Trata das contradições de um homem que pode ter vestido a camisa de “tradutor da alma feminina” durante muito tempo, mas que não hesita em magoá-las com um verso que pode gerar várias interpretações. É também sobre o mesmo homem que tem um posicionamento simpático ao Partido dos Trabalhadores e, em especial, à figura do ex-presidente Lula, e por isso mesmo, é muitas vezes afastado de alguns setores da classe intelectual, embora, ao mesmo tempo, ninguém possa negar a grandiosidade de sua obra como compositor, poeta e até mesmo como escritor, embora haja certa resistência à qualidade da obra literária de Chico Buarque.
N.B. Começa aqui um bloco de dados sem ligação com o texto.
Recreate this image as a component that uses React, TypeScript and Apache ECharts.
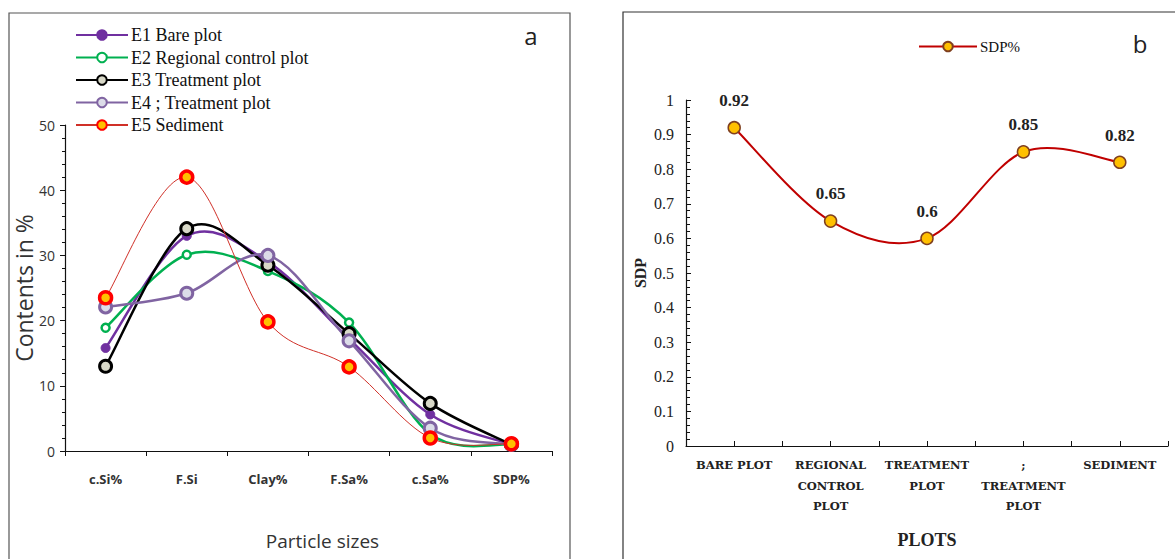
import React, { useEffect, useRef } from "react";
import * as echarts from "echarts";

const particleCats = ["c.Si%", "F.Si", "Clay%", "F.Sa%", "c.Sa%", "SDP%"];
const e1Bare = [15.8, 33.0, 29.0, 17.2, 5.6, 1.0];
const e2Regional = [18.9, 30.1, 27.6, 19.7, 2.6, 1.0];
const e3Treatment = [13.0, 34.1, 28.5, 18.0, 7.3, 1.0];
const e4Treatment = [22.1, 24.2, 30.0, 16.9, 3.5, 1.0];
const e5Sediment = [23.5, 42.0, 19.8, 12.9, 2.0, 1.1];
const leftTicks = { min: 0, max: 50, interval: 10 };

const plotCats = ["BARE PLOT", "REGIONAL\nCONTROL\nPLOT", "TREATMENT\nPLOT", ";\nTREATMENT\nPLOT", "SEDIMENT"];
const sdpValues = [0.92, 0.65, 0.6, 0.85, 0.82];
const rightTicks = { min: 0, max: 1, interval: 0.1 };

const serif = "'Liberation Serif', 'Times New Roman', serif";
const sans = "'Open Sans', 'Liberation Sans', sans-serif";

// Excel-like smooth curve (Catmull-Rom → cubic Bézier) through points given by the axes
function curveSeries(name: string, values: number[], xi: number, yi: number, color: string, width: number, z: number) {
  return {
    name,
    type: "custom",
    xAxisIndex: xi,
    yAxisIndex: yi,
    z,
    silent: true,
    data: values.map((v, i) => [i, v]),
    encode: { x: 0, y: 1 },
    renderItem: (params: any, api: any) => {
      if (params.dataIndex !== 0) return null;
      const pts = values.map((v, i) => api.coord([i, v]));
      const n = pts.length;
      const P = (k: number) => pts[Math.max(0, Math.min(n - 1, k))];
      let d = `M${pts[0][0]},${pts[0][1]}`;
      for (let i = 0; i < n - 1; i++) {
        const p0 = P(i - 1), p1 = P(i), p2 = P(i + 1), p3 = P(i + 2);
        const c1x = p1[0] + (p2[0] - p0[0]) / 6;
        const c1y = p1[1] + (p2[1] - p0[1]) / 6;
        const c2x = p2[0] - (p3[0] - p1[0]) / 6;
        const c2y = p2[1] - (p3[1] - p1[1]) / 6;
        d += ` C${c1x},${c1y} ${c2x},${c2y} ${p2[0]},${p2[1]}`;
      }
      return {
        type: "path",
        shape: { pathData: d },
        style: { fill: "none", stroke: color, lineWidth: width, lineJoin: "round", lineCap: "round" },
      };
    },
  };
}

export default function App() {
  const ref = useRef<HTMLDivElement>(null);
  useEffect(() => {
    if (!ref.current) return;
    const chart = echarts.init(ref.current, null, { renderer: "svg" });
    const mk = (
      name: string,
      data: number[],
      color: string,
      width: number,
      symFill: string,
      symBorder: string,
      symBorderW: number,
      size: number
    ) => ({
      name,
      type: "line",
      xAxisIndex: 0,
      yAxisIndex: 0,
      z: 5,
      data,
      symbol: "circle",
      symbolSize: size,
      lineStyle: { color, width, opacity: 0 },
      itemStyle: { color: symFill, borderColor: symBorder, borderWidth: symBorderW },
      emphasis: { disabled: true },
    });
    chart.setOption({
      animation: false,
      backgroundColor: "#ffffff",
      graphic: [
        { type: "rect", shape: { x: 9, y: 13, width: 561, height: 570 }, style: { fill: "none", stroke: "#555", lineWidth: 1.2 }, silent: true },
        { type: "rect", shape: { x: 623, y: 12, width: 570, height: 570 }, style: { fill: "none", stroke: "#333", lineWidth: 1.2 }, silent: true },
        { type: "text", x: 531, y: 35, style: { text: "a", font: "24px " + sans, fill: "#222", align: "center", verticalAlign: "middle" } },
        { type: "text", x: 1140, y: 43, style: { text: "b", font: "24px " + sans, fill: "#222", align: "center", verticalAlign: "middle" } },
      ],
      legend: [
        {
          data: ["E1 Bare plot", "E2 Regional control plot", "E3 Treatment plot", "E4 ; Treatment plot", "E5 Sediment"],
          orient: "vertical",
          left: 70,
          top: 21,
          itemWidth: 52,
          itemHeight: 12,
          itemGap: 4.5,
          lineStyle: { opacity: 1 },
          textStyle: { fontFamily: serif, fontSize: 18, color: "#111", lineHeight: 18, padding: [0, 0, 0, -2] },
          selectedMode: false,
        },
        {
          data: ["SDP%"],
          orient: "vertical",
          left: 913,
          top: 34,
          itemWidth: 58,
          itemHeight: 12,
          lineStyle: { opacity: 1 },
          textStyle: { fontFamily: serif, fontSize: 15, color: "#111", padding: [0, 0, 0, -2] },
          selectedMode: false,
        },
      ],
      grid: [
        { left: 65, right: 623, top: 125, bottom: 108 },
        { left: 686, right: 7, top: 100, bottom: 113 },
      ],
      xAxis: [
        {
          gridIndex: 0,
          type: "category",
          data: particleCats,
          boundaryGap: true,
          axisLine: { lineStyle: { color: "#111", width: 1.2 } },
          axisTick: { show: true, length: 5, inside: false, lineStyle: { color: "#111" } },
          axisLabel: { fontFamily: sans, fontWeight: "bold", fontSize: 13, color: "#333", margin: 21 },
          name: "Particle sizes",
          nameLocation: "middle",
          nameGap: 80,
          nameTextStyle: { fontFamily: sans, fontSize: 19, color: "#333", padding: [0, 0, 0, 28] },
        },
        {
          gridIndex: 1,
          type: "category",
          data: plotCats,
          boundaryGap: true,
          axisLine: { lineStyle: { color: "#111", width: 1.2 } },
          axisTick: { show: true, length: 5, inside: true, lineStyle: { color: "#111" } },
          axisLabel: { fontFamily: "'DejaVu Serif', serif", fontWeight: "bold", fontSize: 11.5, color: "#222", margin: 9, lineHeight: 20.5, interval: 0 },
          name: "PLOTS",
          nameLocation: "middle",
          nameGap: 85,
          nameTextStyle: { fontFamily: serif, fontSize: 18, fontWeight: "bold", color: "#222" },
        },
        {
          gridIndex: 1,
          type: "category",
          data: plotCats,
          boundaryGap: true,
          position: "bottom",
          axisLine: { show: false },
          axisTick: { show: true, length: 5, inside: true, alignWithLabel: true, lineStyle: { color: "#111" } },
          axisLabel: { show: false },
        },
      ],
      yAxis: [
        {
          gridIndex: 0,
          type: "value",
          min: leftTicks.min,
          max: leftTicks.max,
          interval: leftTicks.interval,
          axisLine: { show: true, lineStyle: { color: "#111", width: 1.2 } },
          axisTick: { show: true, length: 5, inside: false, lineStyle: { color: "#111" } },
          minorTick: { show: true, splitNumber: 5, length: 3, lineStyle: { color: "#111" } },
          splitLine: { show: false },
          axisLabel: { fontFamily: sans, fontSize: 14, color: "#333", margin: 10 },
          name: "Contents in %",
          nameLocation: "middle",
          nameGap: 29,
          nameTextStyle: { fontFamily: sans, fontSize: 23, color: "#333" },
        },
        {
          gridIndex: 1,
          type: "value",
          min: rightTicks.min,
          max: rightTicks.max,
          interval: rightTicks.interval,
          axisLine: { show: true, lineStyle: { color: "#111", width: 1.2 } },
          axisTick: { show: true, length: 5, inside: true, lineStyle: { color: "#111" } },
          minorTick: { show: true, splitNumber: 5, length: 4, lineStyle: { color: "#111" } },
          splitLine: { show: false },
          axisLabel: { fontFamily: serif, fontSize: 16, color: "#222", margin: 12 },
          name: "SDP",
          nameLocation: "middle",
          nameGap: 38,
          nameTextStyle: { fontFamily: serif, fontSize: 16, fontWeight: "bold", color: "#222" },
        },
      ],
      series: [
        curveSeries("E1 curve", e1Bare, 0, 0, "#7030A0", 2.5, 2),
        curveSeries("E2 curve", e2Regional, 0, 0, "#00B050", 2.5, 2),
        curveSeries("E3 curve", e3Treatment, 0, 0, "#000000", 2.5, 2),
        curveSeries("E4 curve", e4Treatment, 0, 0, "#8064A2", 2.5, 2),
        curveSeries("E5 curve", e5Sediment, 0, 0, "#D03028", 1, 2),
        curveSeries("SDP curve", sdpValues, 1, 1, "#C00000", 2, 2),
        mk("E1 Bare plot", e1Bare, "#7030A0", 2.5, "#7030A0", "#7030A0", 1, 9),
        mk("E2 Regional control plot", e2Regional, "#00B050", 2.5, "#ffffff", "#00B050", 2.5, 8),
        mk("E3 Treatment plot", e3Treatment, "#000000", 2.5, "#d8d8c8", "#000000", 3, 12),
        mk("E4 ; Treatment plot", e4Treatment, "#8064A2", 2.5, "#dcdce8", "#8064A2", 3, 12),
        mk("E5 Sediment", e5Sediment, "#D03028", 1, "#FFC000", "#FF0000", 3.5, 12),
        {
          name: "SDP%",
          type: "line",
          xAxisIndex: 1,
          yAxisIndex: 1,
          z: 5,
          data: sdpValues,
          symbol: "circle",
          symbolSize: 12,
          lineStyle: { color: "#C00000", width: 2, opacity: 0 },
          itemStyle: { color: "#FFC000", borderColor: "#7F3F1F", borderWidth: 1.5 },
          label: {
            show: true,
            position: "top",
            distance: 12,
            fontFamily: serif,
            fontWeight: "bold",
            fontSize: 17,
            color: "#222",
          },
          emphasis: { disabled: true },
        },
      ],
    });
    return () => chart.dispose();
  }, []);
  return <div ref={ref} style={{ position: "fixed", left: 0, top: 0, width: 1175, height: 559 }} />;
}
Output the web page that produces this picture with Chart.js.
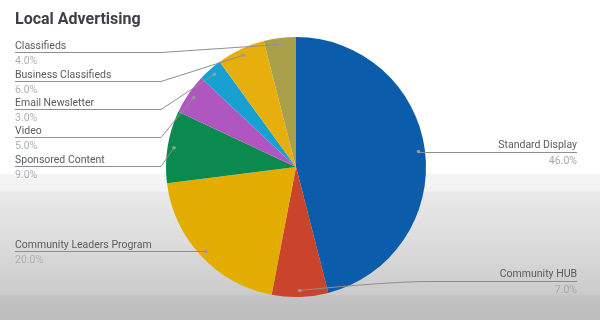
<!DOCTYPE html>
<html>
<head>
<meta charset="utf-8">
<script src="https://cdn.jsdelivr.net/npm/chart.js@4"></script>
<style>
  html, body { margin: 0; padding: 0; }
  body {
    width: 600px; height: 320px; overflow: hidden;
    background: linear-gradient(to bottom, #ffffff 0px, #ffffff 174px, #f5f5f5 174px, #f3f3f3 191px, #e9e9e9 192px, #dddddd 240px, #cbcbcb 294px, #c3c3c3 296px, #bcbcbc 320px);
  }
  canvas { display: block; }
</style>
</head>
<body>
<canvas id="c" width="600" height="320"></canvas>
<script>
// ---- data ----
const title = "Local Advertising";
const categories = ["Standard Display", "Community HUB", "Community Leaders Program", "Sponsored Content", "Video", "Email Newsletter", "Business Classifieds", "Classifieds"];
const values = [46, 7, 20, 9, 5, 3, 6, 4];
const percentLabels = ["46.0%", "7.0%", "20.0%", "9.0%", "5.0%", "3.0%", "6.0%", "4.0%"];

// ---- styles / layout ----
const colors = ["#0b5cab", "#c9442a", "#e3ad00", "#0b8a50", "#b056c1", "#18a0d3", "#e6af0e", "#aba04a"];
const labelSide = ["right", "right", "left", "left", "left", "left", "left", "left"];
const labelLineY = [152, 281, 251, 166, 137, 109, 81, 52];

const labelPlugin = {
  id: 'sideLabels',
  afterDraw(chart) {
    const ctx = chart.ctx;
    ctx.save();
    // title
    ctx.font = "bold 16px Roboto";
    ctx.fillStyle = "#3d4146";
    ctx.textAlign = "left";
    ctx.textBaseline = "alphabetic";
    ctx.fillText(title, 15, 24);

    const meta = chart.getDatasetMeta(0);
    meta.data.forEach((arc, i) => {
      const mid = (arc.startAngle + arc.endAngle) / 2;
      const r = arc.outerRadius * 0.95;
      const ax = arc.x + Math.cos(mid) * r;
      const ay = arc.y + Math.sin(mid) * r;
      const ly = labelLineY[i];
      const side = labelSide[i];
      ctx.font = "10.5px Roboto";
      ctx.strokeStyle = "#8e8e8e";
      ctx.lineWidth = 1;
      ctx.beginPath();
      if (side === "left") {
        const tx = 15;
        ctx.textAlign = "left";
        ctx.moveTo(tx, ly + 0.5);
        if (Math.abs(ay - ly) < 3) {
          ctx.lineTo(ax, ly + 0.5);
        } else {
          ctx.lineTo(161, ly + 0.5);
          ctx.lineTo(ax, ay);
        }
        ctx.stroke();
        ctx.fillStyle = "#595c60";
        ctx.fillText(categories[i], tx, ly - 3);
        ctx.fillStyle = "#adb0b3";
        ctx.fillText(percentLabels[i], tx, ly + 12);
      } else {
        const tx = 577;
        ctx.textAlign = "right";
        ctx.moveTo(tx, ly + 0.5);
        if (Math.abs(ay - ly) < 3) {
          ctx.lineTo(ax, ly + 0.5);
        } else {
          ctx.lineTo(430, ly + 0.5);
          ctx.quadraticCurveTo(390, ly + 0.5, ax, ay);
        }
        ctx.stroke();
        ctx.fillStyle = "#595c60";
        ctx.fillText(categories[i], tx, ly - 4);
        ctx.fillStyle = "#a4a7aa";
        ctx.fillText(percentLabels[i], tx, ly + 12);
      }
      ctx.fillStyle = "#9a9a9a";
      ctx.beginPath();
      ctx.arc(ax, ay, 1.8, 0, Math.PI * 2);
      ctx.fill();
    });
    ctx.restore();
  }
};

new Chart(document.getElementById('c'), {
  type: 'pie',
  data: {
    labels: categories,
    datasets: [{
      data: values,
      backgroundColor: colors,
      borderWidth: 0,
      radius: 130
    }]
  },
  options: {
    responsive: false,
    animation: false,
    layout: { padding: { left: 0, right: 8, top: 14, bottom: 0 } },
    plugins: {
      legend: { display: false },
      tooltip: { enabled: false },
      title: { display: false }
    }
  },
  plugins: [labelPlugin]
});
</script>
</body>
</html>
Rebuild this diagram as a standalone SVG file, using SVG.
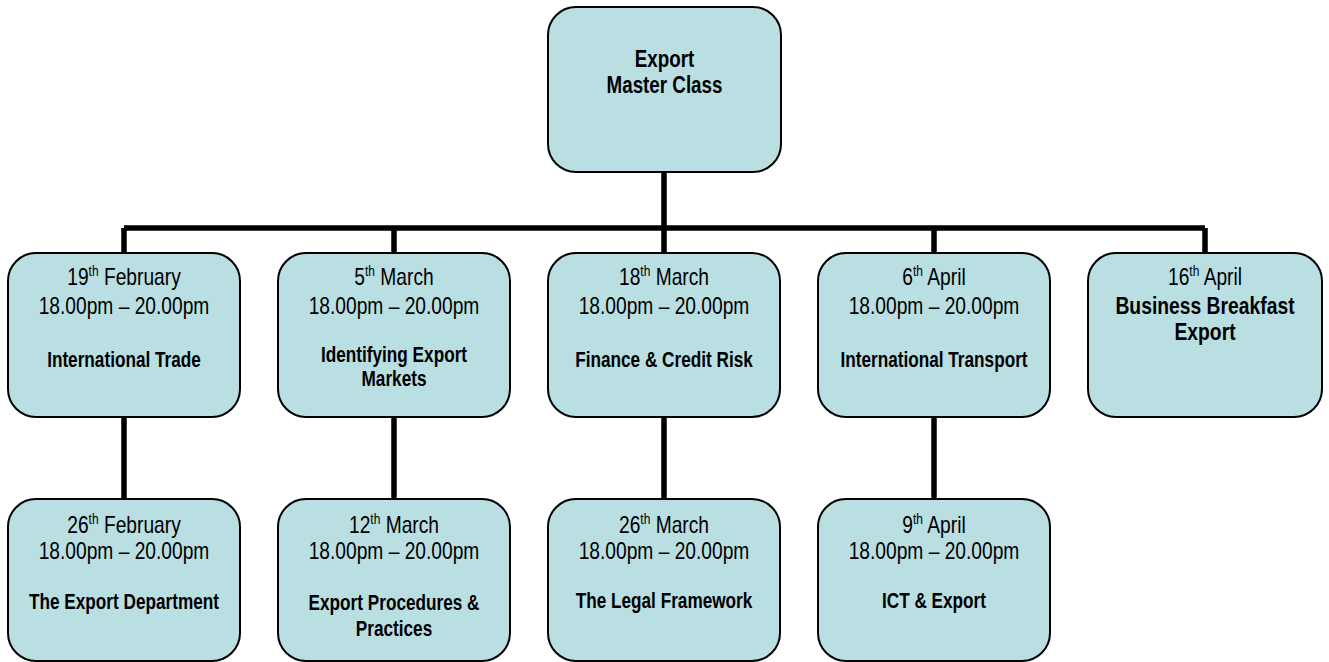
<svg xmlns="http://www.w3.org/2000/svg" width="1329" height="662" viewBox="0 0 1329 662">
<style>
.box{fill:#b9dfe3;stroke:#000;stroke-width:2}
.con{stroke:#000;stroke-width:5.5;fill:none}
text{font-family:"Liberation Sans",Arial,sans-serif;fill:#000;text-anchor:middle}
.r{font-size:24px}
.b{font-size:21.5px;font-weight:bold}
.bb{font-size:23px;font-weight:bold}
.t{font-size:23.5px;font-weight:bold}
.sup{font-size:15px}
</style>
<rect width="1329" height="662" fill="#fff"/>
<g id="connectors">
<path class="con" d="M664 172V228M124 228H1205M124 228V253M394 228V253M664 228V253M934 228V253M1205 228V253"/>
<path class="con" d="M124 417V499M394 417V499M664 417V499M934 417V499"/>
</g>
<g id="n-top">
<rect class="box" x="548" y="7" width="233" height="165" rx="28"/>
<g transform="translate(664.5,0) scale(0.8,1)">
<text class="t" x="0" y="67">Export</text>
<text class="t" x="0" y="93">Master Class</text>
</g>
</g>
<g id="n-19feb">
<rect class="box" x="8" y="253" width="232" height="164" rx="28"/>
<g transform="translate(124,0) scale(0.8,1)">
<text class="r" x="0" y="285">19<tspan class="sup" dy="-9">th</tspan><tspan dy="9"> February</tspan></text>
<text class="r" x="0" y="314">18.00pm – 20.00pm</text>
<text class="b" x="0" y="367">International Trade</text>
</g>
</g>
<g id="n-5mar">
<rect class="box" x="278" y="253" width="232" height="164" rx="28"/>
<g transform="translate(394,0) scale(0.8,1)">
<text class="r" x="0" y="285">5<tspan class="sup" dy="-9">th</tspan><tspan dy="9"> March</tspan></text>
<text class="r" x="0" y="314">18.00pm – 20.00pm</text>
<text class="b" x="0" y="362">Identifying Export</text>
<text class="b" x="0" y="386">Markets</text>
</g>
</g>
<g id="n-18mar">
<rect class="box" x="548" y="253" width="232" height="164" rx="28"/>
<g transform="translate(664,0) scale(0.8,1)">
<text class="r" x="0" y="285">18<tspan class="sup" dy="-9">th</tspan><tspan dy="9"> March</tspan></text>
<text class="r" x="0" y="314">18.00pm – 20.00pm</text>
<text class="b" x="0" y="367">Finance &amp; Credit Risk</text>
</g>
</g>
<g id="n-6apr">
<rect class="box" x="818" y="253" width="232" height="164" rx="28"/>
<g transform="translate(934,0) scale(0.8,1)">
<text class="r" x="0" y="285">6<tspan class="sup" dy="-9">th</tspan><tspan dy="9"> April</tspan></text>
<text class="r" x="0" y="314">18.00pm – 20.00pm</text>
<text class="b" x="0" y="367">International Transport</text>
</g>
</g>
<g id="n-16apr">
<rect class="box" x="1088" y="253" width="234" height="164" rx="28"/>
<g transform="translate(1205,0) scale(0.84,1)">
<text class="r" x="0" y="285" transform="scale(0.952,1)">16<tspan class="sup" dy="-9">th</tspan><tspan dy="9"> April</tspan></text>
<text class="bb" x="0" y="314">Business Breakfast</text>
<text class="bb" x="0" y="340">Export</text>
</g>
</g>
<g id="n-26feb">
<rect class="box" x="8" y="499" width="232" height="162" rx="28"/>
<g transform="translate(124,0) scale(0.8,1)">
<text class="r" x="0" y="533">26<tspan class="sup" dy="-9">th</tspan><tspan dy="9"> February</tspan></text>
<text class="r" x="0" y="559">18.00pm – 20.00pm</text>
<text class="b" x="0" y="609">The Export Department</text>
</g>
</g>
<g id="n-12mar">
<rect class="box" x="278" y="499" width="232" height="162" rx="28"/>
<g transform="translate(394,0) scale(0.8,1)">
<text class="r" x="0" y="533">12<tspan class="sup" dy="-9">th</tspan><tspan dy="9"> March</tspan></text>
<text class="r" x="0" y="559">18.00pm – 20.00pm</text>
<text class="b" x="0" y="610">Export Procedures &amp;</text>
<text class="b" x="0" y="636">Practices</text>
</g>
</g>
<g id="n-26mar">
<rect class="box" x="548" y="499" width="232" height="162" rx="28"/>
<g transform="translate(664,0) scale(0.8,1)">
<text class="r" x="0" y="533">26<tspan class="sup" dy="-9">th</tspan><tspan dy="9"> March</tspan></text>
<text class="r" x="0" y="559">18.00pm – 20.00pm</text>
<text class="b" x="0" y="608">The Legal Framework</text>
</g>
</g>
<g id="n-9apr">
<rect class="box" x="818" y="499" width="232" height="162" rx="28"/>
<g transform="translate(934,0) scale(0.8,1)">
<text class="r" x="0" y="533">9<tspan class="sup" dy="-9">th</tspan><tspan dy="9"> April</tspan></text>
<text class="r" x="0" y="559">18.00pm – 20.00pm</text>
<text class="b" x="0" y="608">ICT &amp; Export</text>
</g>
</g>
</svg>
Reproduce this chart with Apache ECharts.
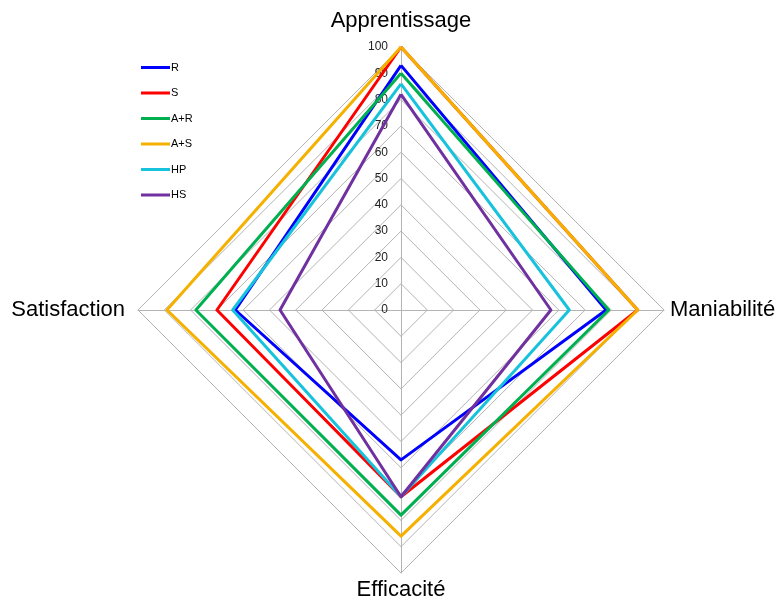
<!DOCTYPE html>
<html>
<head>
<meta charset="utf-8">
<script src="https://cdn.jsdelivr.net/npm/echarts@6/dist/echarts.min.js"></script>
<style>
html,body{margin:0;padding:0;background:#fff;}
#main{width:777px;height:601px;}
</style>
</head>
<body>
<div id="main"></div>
<script>
// axes in the order of the original chart (clockwise from the top)
var axes = ['Apprentissage', 'Maniabilité', 'Efficacité', 'Satisfaction'];
var names = ['R', 'S', 'A+R', 'A+S', 'HP', 'HS'];
var colors = ['#0000ff', '#ff0000', '#00b050', '#f5b000', '#17c3dc', '#7030a0'];
var valR   = [93, 78, 57, 63];
var valS   = [100, 90, 71, 70];
var valAR  = [90, 79, 78, 78];
var valAS  = [100, 90, 86, 89];
var valHP  = [86, 64, 71, 64];
var valHS  = [82, 57, 71, 46];
var ticks = [0, 10, 20, 30, 40, 50, 60, 70, 80, 90, 100];

var allVals = [valR, valS, valAR, valAS, valHP, valHS];
// echarts lays radar axes counterclockwise, so reorder: top, left, bottom, right
var order = [0, 3, 2, 1];

var myChart = echarts.init(document.getElementById('main'));
var seriesData = [];
for (var i = 0; i < names.length; i++) {
	var v = [];
	for (var k = 0; k < order.length; k++) {
		v.push(allVals[i][order[k]]);
	}
	seriesData.push({
		name: names[i],
		value: v,
		symbol: 'none',
		lineStyle: {color: colors[i], width: 3},
		itemStyle: {color: colors[i]}
	});
}
var indicator = [];
for (var k = 0; k < order.length; k++) {
	indicator.push({name: axes[order[k]], min: 0, max: 100});
}

var option = {
	backgroundColor: '#fff',
	animation: false,
	legend: {
		orient: 'vertical',
		left: 136,
		top: 57,
		itemWidth: 29,
		itemHeight: 3,
		itemGap: 14.5,
		icon: 'rect',
		data: names,
		textStyle: {fontSize: 11, color: '#000', fontFamily: 'Liberation Sans', padding: [0, 0, 0, -4]}
	},
	grid: {left: 401, top: 47, width: 10, height: 263},
	xAxis: {type: 'value', show: false},
	yAxis: {
		type: 'value',
		min: 0,
		max: 100,
		interval: 10,
		axisLine: {show: false},
		axisTick: {show: false},
		splitLine: {show: false},
		axisLabel: {fontSize: 12, color: '#222', margin: 13, fontFamily: 'Liberation Sans',
			formatter: function (v) { return ticks.indexOf(v) >= 0 ? String(v) : ''; }}
	},
	radar: {
		center: [401, 310],
		radius: 263,
		startAngle: 90,
		shape: 'polygon',
		splitNumber: 10,
		nameGap: 6,
		axisName: {
			color: '#000', fontSize: 22, fontFamily: 'Liberation Sans',
			formatter: function (name) {
				if (name == 'Apprentissage') return '{t|' + name + '}';
				if (name == 'Satisfaction') return '{l|' + name + '}';
				return name;
			},
			rich: {
				t: {fontSize: 22, color: '#000', fontFamily: 'Liberation Sans', padding: [0, 0, 9, 0]},
				l: {fontSize: 22, color: '#000', fontFamily: 'Liberation Sans', padding: [0, 7, 0, 0]}
			}
		},
		splitLine: {lineStyle: {color: '#b4b4b4', width: 1}},
		splitArea: {show: false},
		axisLine: {lineStyle: {color: '#b4b4b4', width: 1}},
		axisTick: {show: false},
		axisLabel: {show: false},
		indicator: indicator
	},
	series: [{
		type: 'radar',
		data: seriesData
	}]
};
myChart.setOption(option);
</script>
</body>
</html>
Talvez esta seja a obra mais interessante de Chico Buarque desde “Paratodos”, o disco de 1993. A conclusão é que Chico Buarque continua bom e os seus versos, embora em um trabalho mediano para o que se espera dele, estão, como sempre, acima da média. Há poesia espalhada por todo o disco, como os versos "não gingava a saia", "não dormia nua", comprovando que ele continua sensível e singelo...
Mas Chico não é um gênio... Tampouco superestimado, ele é realmente bom. Mas, com esse novo trabalho, assinala que é resultado da ausência de grandes poetas, de grandes compositores no cenário da MPB. Se houvesse outros, ele não estaria neste patamar. Com o agravante de que está cansado... porque o que se faz, e o que temos de melhor na música nacional, ainda vem dele.